Kathy Parker went on to serve as co-executive producer of the series. Additionally, Parker served as publisher of Barney Books from 1992 to 1994, and helped develop many Barney toys and games with licensing partners. Kathy's husband, Phil Parker, wrote more than 100 songs for the Barney & Friends TV series, some of which achieved Gold or Platinum sales status. His work was nominated for a Grammy award for Best Children's Album.

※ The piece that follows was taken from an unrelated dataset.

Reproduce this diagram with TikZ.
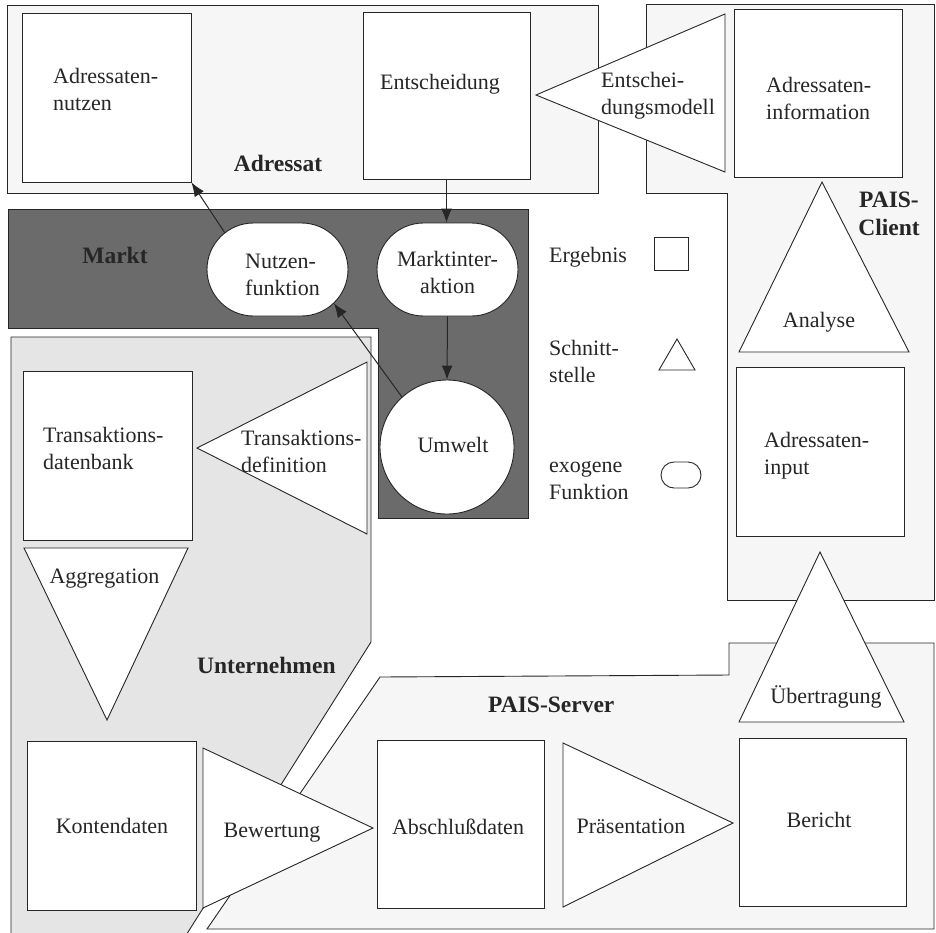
\documentclass[tikz,border=0pt]{standalone}
\usepackage{fontspec}
\setmainfont{Liberation Serif}
\usetikzlibrary{shapes.misc,arrows.meta}
\definecolor{lite}{gray}{0.965}
\definecolor{unt}{gray}{0.9}
\definecolor{dark}{gray}{0.42}
\definecolor{ink}{gray}{0.15}
\newcommand{\twol}[2]{\vtop{\hbox{#1}\hbox{#2}}}
\newcommand{\twoc}[2]{\vtop{\halign{\hfil##\hfil\cr#1\cr#2\cr}}}
\begin{document}
\begin{tikzpicture}[x=1pt,y=-1pt,
  txt/.style={font=\fontsize{22}{27}\selectfont, text=ink, inner sep=0pt},
  bld/.style={font=\fontsize{23.5}{28}\selectfont\bfseries, text=ink, inner sep=0pt},
  region/.style={draw=ink, line width=0.9pt},
  res/.style={draw=ink, fill=white, line width=0.9pt, rectangle, inner sep=0pt},
  iface/.style={draw=ink, fill=white, line width=0.9pt, line join=miter},
  exo/.style={draw=ink, fill=white, line width=0.9pt, rounded rectangle, inner sep=0pt},
  arr/.style={draw=ink, line width=1pt, -{Latex[length=14pt,width=11pt]}}]
\useasboundingbox (0,0) rectangle (936,932);

% regions
\draw[region, fill=lite] (7,5) rectangle (598,193);
\draw[region, fill=lite] (646,4) -- (934,4) -- (934,600) -- (727,600) -- (727,193) -- (646,193) -- cycle;
\draw[region, fill=dark] (8,209) -- (528,209) -- (528,518) -- (378,518) -- (378,328) -- (8,328) -- cycle;
\fill[unt] (11,940) -- (11,337) -- (371,337) -- (371,642) -- (183,940) -- cycle;
\draw[region] (11,940) -- (11,337) -- (371,337) -- (371,642) -- (183,940);
\draw[region, fill=lite] (380,677) -- (729,675) -- (729,643) -- (934,643) -- (934,929) -- (207,929) -- cycle;

% result boxes
\node[res, minimum width=169pt, minimum height=169pt] (adrnutzen) at (106.5,97.5) {};
\node[res, minimum width=167pt, minimum height=167pt] (entsch) at (446.5,95.5) {};
\node[res, minimum width=168pt, minimum height=168pt] (adrinfo) at (818,93) {};
\node[res, minimum width=168pt, minimum height=169pt] (adrinput) at (820,451.5) {};
\node[res, minimum width=167pt, minimum height=168pt] (bericht) at (822.5,822) {};
\node[res, minimum width=167pt, minimum height=168pt] (abschluss) at (460.5,824) {};
\node[res, minimum width=169pt, minimum height=169pt] (konten) at (111.5,825.5) {};
\node[res, minimum width=169pt, minimum height=169pt] (tdb) at (107.5,455.5) {};

% interfaces
\draw[iface] (536,95) -- (725,14) -- (725,172) -- cycle;
\draw[iface] (822,182) -- (909,352) -- (739,352) -- cycle;
\draw[iface] (820,552) -- (904,722) -- (739,722) -- cycle;
\draw[iface] (563,743) -- (733,823) -- (563,907) -- cycle;
\draw[iface] (203,748) -- (373,828) -- (203,908) -- cycle;
\draw[iface] (24,548) -- (188,548) -- (107,720) -- cycle;
\draw[iface] (197,448) -- (367,362) -- (367,534) -- cycle;

% exogenous functions
\node[exo, minimum width=141pt, minimum height=93pt] (nutzen) at (277.5,269.5) {};
\node[exo, minimum width=141pt, minimum height=93pt] (mi) at (447.5,269.5) {};
\node[draw=ink, fill=white, line width=0.9pt, circle, minimum size=134pt, inner sep=0pt] (umwelt) at (447,447) {};

% legend
\node[res, minimum width=34pt, minimum height=33pt] (legres) at (671,253.5) {};
\draw[iface] (677,339) -- (695,370) -- (659,370) -- cycle;
\node[exo, minimum width=40pt, minimum height=26pt] (legexo) at (681,475) {};

% arrows
\draw[arr] (nutzen.145) -- (adrnutzen.south east);
\draw[arr] (entsch.south) -- (entsch.south |- mi.north);
\draw[arr] (mi.south) -- (umwelt.north);
\draw[arr] (umwelt.132) -- (nutzen.-31);

% texts
\node[txt, anchor=base west] (t1) at (53,83) {\twol{Adressaten-}{nutzen}};
\node[txt, anchor=base] (t2) at (440,89) {Entscheidung};
\node[txt, anchor=base west] (t3) at (601,87) {\twol{Entschei-}{dungsmodell}};
\node[txt, anchor=base west] (t4) at (766,92) {\twol{Adressaten-}{information}};
\node[bld, anchor=base] (t5) at (278,171) {Adressat};
\node[bld, anchor=base] (t6) at (889,207) {\twoc{PAIS-}{Client}};
\node[bld, anchor=base] (t7) at (115,263) {Markt};
\node[txt, anchor=base west] (t8) at (245,268) {\twol{Nutzen-}{funktion}};
\node[txt, anchor=base] (t9) at (447.5,266) {\twoc{Marktinter-}{aktion}};
\node[txt, anchor=base] (t10) at (453,452) {Umwelt};
\node[txt, anchor=base west] (t11) at (43,442) {\twol{Transaktions-}{datenbank}};
\node[txt, anchor=base west] (t12) at (241,445) {\twol{Transaktions-}{definition}};
\node[txt, anchor=base] (t13) at (104.5,583) {Aggregation};
\node[bld, anchor=base west] (t14) at (197,673) {Unternehmen};
\node[txt, anchor=base] (t15) at (112,833) {Kontendaten};
\node[txt, anchor=base] (t16) at (272,837) {Bewertung};
\node[txt, anchor=base] (t17) at (458,834) {Abschlußdaten};
\node[txt, anchor=base] (t18) at (631,833) {Präsentation};
\node[txt, anchor=base] (t19) at (819,827) {Bericht};
\node[bld, anchor=base west] (t20) at (488,712) {PAIS-Server};
\node[txt, anchor=base] (t21) at (826,703) {Übertragung};
\node[txt, anchor=base west] (t22) at (764,447) {\twol{Adressaten-}{input}};
\node[txt, anchor=base] (t23) at (819,327) {Analyse};
\node[txt, anchor=base west] (t24) at (549,262) {Ergebnis};
\node[txt, anchor=base west] (t25) at (549,355) {\twol{Schnitt-}{stelle}};
\node[txt, anchor=base west] (t26) at (549,472) {\twol{exogene}{Funktion}};
\end{tikzpicture}
\end{document}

Parker split from the franchise in May 1994 after Leach took sole credit for the idea of Barney in a follow-on feature in The Dallas Morning News. She had asserted legal claims against Barney's parent company, Lyrick Corporation, and subsequently entered into a confidential settlement. Following her time with the show, her name would continue to be used for the trademark section during the end credits of Barney & Friends including several subsequent video releases.

==Personal life==
Parker is married to Philip Parker, who was a songwriter for Barney & the Backyard Gang and the spin-off Barney & Friends.

===Charitable work===
The Parkers have invested their resources in many local North Texas charitable causes that benefit children. The Collin County Children's Advocacy Center named Kathy Parker as recipient of their Hero Of Hope Volunteer Award in 2002. She has served on the advisory board of the National Children's Alliance and National Children's Cancer Society, and was board president of the McKinney Education Foundation from 2011 to 2012.

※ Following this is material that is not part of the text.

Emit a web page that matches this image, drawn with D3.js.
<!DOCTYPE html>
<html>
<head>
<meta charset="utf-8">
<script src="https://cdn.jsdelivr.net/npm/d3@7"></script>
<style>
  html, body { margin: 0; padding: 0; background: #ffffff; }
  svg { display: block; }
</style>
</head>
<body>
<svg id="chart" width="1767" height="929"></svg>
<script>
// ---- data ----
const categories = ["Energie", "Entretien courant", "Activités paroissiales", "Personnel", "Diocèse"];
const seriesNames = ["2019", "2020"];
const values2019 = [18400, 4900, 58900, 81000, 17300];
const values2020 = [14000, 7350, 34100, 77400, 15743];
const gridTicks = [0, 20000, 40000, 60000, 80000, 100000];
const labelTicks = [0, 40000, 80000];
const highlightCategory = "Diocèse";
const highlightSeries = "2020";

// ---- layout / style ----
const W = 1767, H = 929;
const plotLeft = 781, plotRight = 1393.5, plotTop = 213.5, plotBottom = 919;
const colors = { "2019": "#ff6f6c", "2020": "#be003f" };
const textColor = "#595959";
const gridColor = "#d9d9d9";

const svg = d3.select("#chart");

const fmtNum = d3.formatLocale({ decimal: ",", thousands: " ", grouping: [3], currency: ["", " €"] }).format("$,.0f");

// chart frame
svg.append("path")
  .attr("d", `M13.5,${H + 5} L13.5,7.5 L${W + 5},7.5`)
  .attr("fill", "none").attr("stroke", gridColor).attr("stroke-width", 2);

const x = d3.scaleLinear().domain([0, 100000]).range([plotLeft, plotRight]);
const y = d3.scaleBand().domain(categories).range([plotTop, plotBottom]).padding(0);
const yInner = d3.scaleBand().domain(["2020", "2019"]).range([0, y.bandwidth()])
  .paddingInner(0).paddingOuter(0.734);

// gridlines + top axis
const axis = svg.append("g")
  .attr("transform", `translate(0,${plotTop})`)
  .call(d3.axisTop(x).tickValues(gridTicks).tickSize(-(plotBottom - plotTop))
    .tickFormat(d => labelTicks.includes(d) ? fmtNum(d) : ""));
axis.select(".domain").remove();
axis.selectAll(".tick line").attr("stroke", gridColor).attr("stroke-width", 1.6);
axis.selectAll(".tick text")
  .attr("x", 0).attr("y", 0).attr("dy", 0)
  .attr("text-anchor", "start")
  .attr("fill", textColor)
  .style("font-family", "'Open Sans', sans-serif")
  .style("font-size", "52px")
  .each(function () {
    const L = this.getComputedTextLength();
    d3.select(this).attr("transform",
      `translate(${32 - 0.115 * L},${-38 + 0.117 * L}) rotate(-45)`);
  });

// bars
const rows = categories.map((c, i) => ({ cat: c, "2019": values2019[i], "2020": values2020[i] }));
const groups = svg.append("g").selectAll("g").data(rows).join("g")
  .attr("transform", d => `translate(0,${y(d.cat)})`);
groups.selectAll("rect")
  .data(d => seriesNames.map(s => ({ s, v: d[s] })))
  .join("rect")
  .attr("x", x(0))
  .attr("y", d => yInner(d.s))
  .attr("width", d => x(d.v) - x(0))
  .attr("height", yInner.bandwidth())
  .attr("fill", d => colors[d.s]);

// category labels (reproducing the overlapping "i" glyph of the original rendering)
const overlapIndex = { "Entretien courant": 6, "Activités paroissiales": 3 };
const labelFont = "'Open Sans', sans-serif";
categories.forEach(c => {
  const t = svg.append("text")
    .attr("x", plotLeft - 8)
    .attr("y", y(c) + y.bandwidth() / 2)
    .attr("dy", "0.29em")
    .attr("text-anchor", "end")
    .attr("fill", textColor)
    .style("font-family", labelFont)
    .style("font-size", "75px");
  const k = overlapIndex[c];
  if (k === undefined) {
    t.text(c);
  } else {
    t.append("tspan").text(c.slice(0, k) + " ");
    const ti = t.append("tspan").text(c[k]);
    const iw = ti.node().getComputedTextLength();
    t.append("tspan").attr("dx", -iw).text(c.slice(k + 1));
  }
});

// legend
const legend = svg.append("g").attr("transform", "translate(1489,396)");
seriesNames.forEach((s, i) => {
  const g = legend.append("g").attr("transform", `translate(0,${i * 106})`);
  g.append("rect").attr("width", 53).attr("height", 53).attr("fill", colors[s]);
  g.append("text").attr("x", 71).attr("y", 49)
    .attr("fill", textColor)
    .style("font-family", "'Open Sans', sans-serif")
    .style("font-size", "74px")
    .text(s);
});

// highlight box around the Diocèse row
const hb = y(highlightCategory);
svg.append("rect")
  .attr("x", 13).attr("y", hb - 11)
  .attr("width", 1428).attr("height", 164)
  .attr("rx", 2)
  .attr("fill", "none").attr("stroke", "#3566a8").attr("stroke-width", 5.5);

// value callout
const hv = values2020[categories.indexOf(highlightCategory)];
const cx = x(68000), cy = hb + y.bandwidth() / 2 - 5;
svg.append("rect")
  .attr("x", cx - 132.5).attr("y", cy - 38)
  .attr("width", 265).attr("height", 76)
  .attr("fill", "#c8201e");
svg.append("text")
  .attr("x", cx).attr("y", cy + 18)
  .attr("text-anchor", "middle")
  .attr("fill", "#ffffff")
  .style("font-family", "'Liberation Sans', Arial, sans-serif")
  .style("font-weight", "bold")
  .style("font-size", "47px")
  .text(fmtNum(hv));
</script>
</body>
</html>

On May 9, 2013, Kathy, alongside her husband Philip, donated a few Barney items to the Smithsonian National Museum of American History. Those included the script from the first video in the Barney & the Backyard Gang series, The Backyard Show, along with a Dakin Backyard Gang Barney Plush.

==Accolades==
For her work of Barney & Friends, Parker was named a recipient of the 2016 Walt Disney Motif Award Award Advancement of Education Medal Of Honor in memoriam of Fred M. Rogers.